Under the agreement, WFP and UNAIDS will direct their joint efforts to emergency situations with a special focus on pregnant women and orphans, among the most vulnerable to the impact of HIV/AIDS. At the same time, they will strive to make food security an integral part of the battle waged by governments and partners against HIV/AIDS.

WFP will manage the HIV/AIDS-related food programmes, while UNAIDS will offer technical assistance, promoting access to care, including home-based care, impact evaluation, the reduction of vulnerability to HIV/AIDS, and the identification of appropriate local partners.

“The HIV/AIDS epidemic and the hunger it brings with it, are triggering the premature death of thousands of productive people – particularly women – across southern Africa, as well as wrecking the livelihoods of millions more, which will undoubtedly provoke future famines,” Mr. Morris said, having recently been in Africa, home to around three quarters of the 42 million people around the globe currently living with HIV/AIDS.

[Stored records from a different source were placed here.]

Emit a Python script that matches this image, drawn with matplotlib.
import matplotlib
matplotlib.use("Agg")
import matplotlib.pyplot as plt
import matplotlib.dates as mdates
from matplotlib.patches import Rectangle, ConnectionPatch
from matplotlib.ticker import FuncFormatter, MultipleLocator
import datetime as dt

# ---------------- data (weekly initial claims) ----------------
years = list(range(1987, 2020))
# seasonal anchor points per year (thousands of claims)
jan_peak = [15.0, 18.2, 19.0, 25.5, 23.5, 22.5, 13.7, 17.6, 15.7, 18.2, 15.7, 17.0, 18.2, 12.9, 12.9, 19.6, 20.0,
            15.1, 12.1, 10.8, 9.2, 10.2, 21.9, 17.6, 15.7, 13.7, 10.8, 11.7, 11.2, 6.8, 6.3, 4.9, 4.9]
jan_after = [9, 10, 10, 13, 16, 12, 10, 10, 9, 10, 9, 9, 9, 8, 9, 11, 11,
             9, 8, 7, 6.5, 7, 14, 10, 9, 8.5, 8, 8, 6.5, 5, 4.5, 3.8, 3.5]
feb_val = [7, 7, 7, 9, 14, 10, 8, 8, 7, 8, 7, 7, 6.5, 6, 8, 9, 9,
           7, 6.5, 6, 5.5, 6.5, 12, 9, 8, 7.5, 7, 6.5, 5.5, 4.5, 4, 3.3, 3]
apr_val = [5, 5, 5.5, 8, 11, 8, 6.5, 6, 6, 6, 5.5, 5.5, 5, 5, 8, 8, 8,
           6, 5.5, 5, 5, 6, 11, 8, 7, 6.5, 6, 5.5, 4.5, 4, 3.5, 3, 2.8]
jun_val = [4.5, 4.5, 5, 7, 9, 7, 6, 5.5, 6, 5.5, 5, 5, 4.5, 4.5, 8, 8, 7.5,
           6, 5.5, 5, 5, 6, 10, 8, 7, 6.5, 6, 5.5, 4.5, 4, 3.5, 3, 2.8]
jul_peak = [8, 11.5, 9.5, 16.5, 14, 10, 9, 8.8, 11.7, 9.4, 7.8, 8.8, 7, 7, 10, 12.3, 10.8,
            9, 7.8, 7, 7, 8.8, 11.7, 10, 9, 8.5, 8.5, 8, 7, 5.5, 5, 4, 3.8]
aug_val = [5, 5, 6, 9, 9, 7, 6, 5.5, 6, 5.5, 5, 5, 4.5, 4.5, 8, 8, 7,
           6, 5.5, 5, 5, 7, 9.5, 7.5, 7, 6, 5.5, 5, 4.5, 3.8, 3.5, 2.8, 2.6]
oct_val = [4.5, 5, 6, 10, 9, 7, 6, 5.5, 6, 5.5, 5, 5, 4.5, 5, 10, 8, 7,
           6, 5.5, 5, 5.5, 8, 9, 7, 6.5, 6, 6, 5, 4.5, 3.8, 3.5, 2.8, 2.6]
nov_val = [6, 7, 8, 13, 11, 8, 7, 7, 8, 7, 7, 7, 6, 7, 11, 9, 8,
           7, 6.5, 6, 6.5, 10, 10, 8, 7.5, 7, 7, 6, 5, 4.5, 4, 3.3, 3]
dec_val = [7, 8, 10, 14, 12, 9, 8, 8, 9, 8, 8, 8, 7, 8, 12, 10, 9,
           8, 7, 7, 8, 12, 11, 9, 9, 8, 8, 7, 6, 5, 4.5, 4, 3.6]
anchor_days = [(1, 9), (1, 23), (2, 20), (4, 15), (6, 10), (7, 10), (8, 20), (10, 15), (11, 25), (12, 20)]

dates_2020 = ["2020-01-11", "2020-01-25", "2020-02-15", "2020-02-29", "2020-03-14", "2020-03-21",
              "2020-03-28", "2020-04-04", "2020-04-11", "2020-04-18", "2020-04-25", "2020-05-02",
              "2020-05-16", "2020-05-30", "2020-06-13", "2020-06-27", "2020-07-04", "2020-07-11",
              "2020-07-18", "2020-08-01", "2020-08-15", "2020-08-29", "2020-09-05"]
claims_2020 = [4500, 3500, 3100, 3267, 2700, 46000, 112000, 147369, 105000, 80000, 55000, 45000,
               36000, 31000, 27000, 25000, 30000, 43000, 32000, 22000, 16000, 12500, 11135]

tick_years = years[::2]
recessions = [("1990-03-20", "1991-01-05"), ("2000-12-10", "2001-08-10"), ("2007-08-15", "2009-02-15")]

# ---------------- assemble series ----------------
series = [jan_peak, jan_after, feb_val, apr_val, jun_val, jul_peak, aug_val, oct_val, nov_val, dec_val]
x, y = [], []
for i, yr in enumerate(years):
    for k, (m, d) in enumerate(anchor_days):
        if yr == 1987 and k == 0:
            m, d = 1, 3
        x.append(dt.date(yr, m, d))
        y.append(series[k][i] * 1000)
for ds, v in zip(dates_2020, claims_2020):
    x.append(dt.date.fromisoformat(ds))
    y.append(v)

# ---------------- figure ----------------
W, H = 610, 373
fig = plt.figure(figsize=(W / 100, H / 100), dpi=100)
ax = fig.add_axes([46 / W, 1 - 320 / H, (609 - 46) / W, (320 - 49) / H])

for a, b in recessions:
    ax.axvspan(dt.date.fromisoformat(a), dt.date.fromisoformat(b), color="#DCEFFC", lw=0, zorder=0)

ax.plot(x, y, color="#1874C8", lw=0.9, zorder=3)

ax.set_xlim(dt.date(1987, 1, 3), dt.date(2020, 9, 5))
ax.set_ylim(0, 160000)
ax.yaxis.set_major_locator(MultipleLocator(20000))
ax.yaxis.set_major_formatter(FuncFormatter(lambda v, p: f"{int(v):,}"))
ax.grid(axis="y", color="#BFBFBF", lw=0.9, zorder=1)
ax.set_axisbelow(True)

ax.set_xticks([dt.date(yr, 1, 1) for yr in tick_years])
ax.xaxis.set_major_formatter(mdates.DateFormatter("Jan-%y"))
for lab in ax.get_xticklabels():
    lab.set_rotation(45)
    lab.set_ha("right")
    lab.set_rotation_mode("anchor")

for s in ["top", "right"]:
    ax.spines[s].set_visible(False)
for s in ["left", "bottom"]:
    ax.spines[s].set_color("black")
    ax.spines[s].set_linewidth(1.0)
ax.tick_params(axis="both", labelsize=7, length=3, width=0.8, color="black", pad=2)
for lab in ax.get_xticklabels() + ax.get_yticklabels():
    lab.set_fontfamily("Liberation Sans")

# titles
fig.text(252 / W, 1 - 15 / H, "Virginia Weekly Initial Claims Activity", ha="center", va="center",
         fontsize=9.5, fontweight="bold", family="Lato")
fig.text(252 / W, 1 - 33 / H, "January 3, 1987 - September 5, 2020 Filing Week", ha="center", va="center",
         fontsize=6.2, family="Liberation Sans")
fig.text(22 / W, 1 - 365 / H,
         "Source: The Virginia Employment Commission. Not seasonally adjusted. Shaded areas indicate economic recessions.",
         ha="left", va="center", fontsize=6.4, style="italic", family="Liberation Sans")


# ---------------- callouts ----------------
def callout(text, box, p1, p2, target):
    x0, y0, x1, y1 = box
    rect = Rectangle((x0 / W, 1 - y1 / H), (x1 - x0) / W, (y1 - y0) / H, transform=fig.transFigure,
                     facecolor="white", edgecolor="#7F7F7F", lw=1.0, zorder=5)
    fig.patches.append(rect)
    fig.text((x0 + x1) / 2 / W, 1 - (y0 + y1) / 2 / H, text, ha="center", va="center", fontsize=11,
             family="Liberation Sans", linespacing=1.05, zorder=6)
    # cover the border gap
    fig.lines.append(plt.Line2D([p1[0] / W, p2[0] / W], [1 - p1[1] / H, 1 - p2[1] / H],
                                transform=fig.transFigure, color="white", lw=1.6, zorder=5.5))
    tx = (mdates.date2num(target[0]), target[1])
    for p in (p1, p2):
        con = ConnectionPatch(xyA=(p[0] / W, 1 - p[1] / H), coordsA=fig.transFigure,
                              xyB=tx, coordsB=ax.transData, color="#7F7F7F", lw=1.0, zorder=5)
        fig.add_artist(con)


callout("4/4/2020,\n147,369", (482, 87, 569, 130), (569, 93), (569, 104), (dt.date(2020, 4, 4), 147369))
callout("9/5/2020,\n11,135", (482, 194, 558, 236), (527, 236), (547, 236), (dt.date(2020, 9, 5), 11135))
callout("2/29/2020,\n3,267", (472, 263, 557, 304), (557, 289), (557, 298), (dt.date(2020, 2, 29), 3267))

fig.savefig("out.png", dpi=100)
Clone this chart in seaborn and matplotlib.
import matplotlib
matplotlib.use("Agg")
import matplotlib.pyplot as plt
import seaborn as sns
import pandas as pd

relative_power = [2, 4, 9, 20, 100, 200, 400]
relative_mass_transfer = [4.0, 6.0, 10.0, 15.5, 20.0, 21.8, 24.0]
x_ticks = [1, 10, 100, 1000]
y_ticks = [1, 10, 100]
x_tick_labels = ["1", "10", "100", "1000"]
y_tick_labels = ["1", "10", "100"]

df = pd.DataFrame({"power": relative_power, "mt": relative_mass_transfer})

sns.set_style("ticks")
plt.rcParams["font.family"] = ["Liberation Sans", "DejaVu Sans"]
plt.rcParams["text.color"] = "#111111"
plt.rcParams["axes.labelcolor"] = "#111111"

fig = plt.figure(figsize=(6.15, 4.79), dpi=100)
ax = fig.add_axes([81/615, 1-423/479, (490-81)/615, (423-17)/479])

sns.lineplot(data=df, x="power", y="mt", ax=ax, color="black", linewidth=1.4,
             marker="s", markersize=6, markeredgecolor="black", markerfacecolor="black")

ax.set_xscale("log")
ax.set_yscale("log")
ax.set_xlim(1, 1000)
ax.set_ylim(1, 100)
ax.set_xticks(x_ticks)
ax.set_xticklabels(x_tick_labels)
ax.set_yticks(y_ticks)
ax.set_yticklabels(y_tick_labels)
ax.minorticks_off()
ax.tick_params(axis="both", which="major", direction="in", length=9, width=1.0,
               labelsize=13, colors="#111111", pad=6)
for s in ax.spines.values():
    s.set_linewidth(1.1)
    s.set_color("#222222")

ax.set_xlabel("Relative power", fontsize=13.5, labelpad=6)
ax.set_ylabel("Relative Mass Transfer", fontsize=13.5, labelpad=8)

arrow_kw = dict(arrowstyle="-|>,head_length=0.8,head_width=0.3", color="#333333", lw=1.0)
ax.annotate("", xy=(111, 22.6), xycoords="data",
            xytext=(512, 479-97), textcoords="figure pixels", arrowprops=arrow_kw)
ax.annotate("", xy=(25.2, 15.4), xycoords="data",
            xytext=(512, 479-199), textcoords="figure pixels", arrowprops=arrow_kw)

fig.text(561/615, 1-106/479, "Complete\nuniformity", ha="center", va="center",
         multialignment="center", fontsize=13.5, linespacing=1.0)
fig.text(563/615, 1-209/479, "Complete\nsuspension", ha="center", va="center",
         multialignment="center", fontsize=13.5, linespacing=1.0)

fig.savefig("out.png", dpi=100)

“People living with HIV/AIDS as well as those who are malnourished are caught in a vicious cycle,” UNAIDS Executive Director Dr. Peter Piot said. “Those who are infected are often unable to feed themselves. Without good nutrition, they are robbed of one of the defences against AIDS-related illnesses and early death.

“At the same time, hunger often forces people to engage in high-risk survival strategies, such as sex work, which in turn exposes them to HIV,” Dr. Piot added. “It is vital that food security be integrated in the response to prevent the further spread of HIV/AIDS.”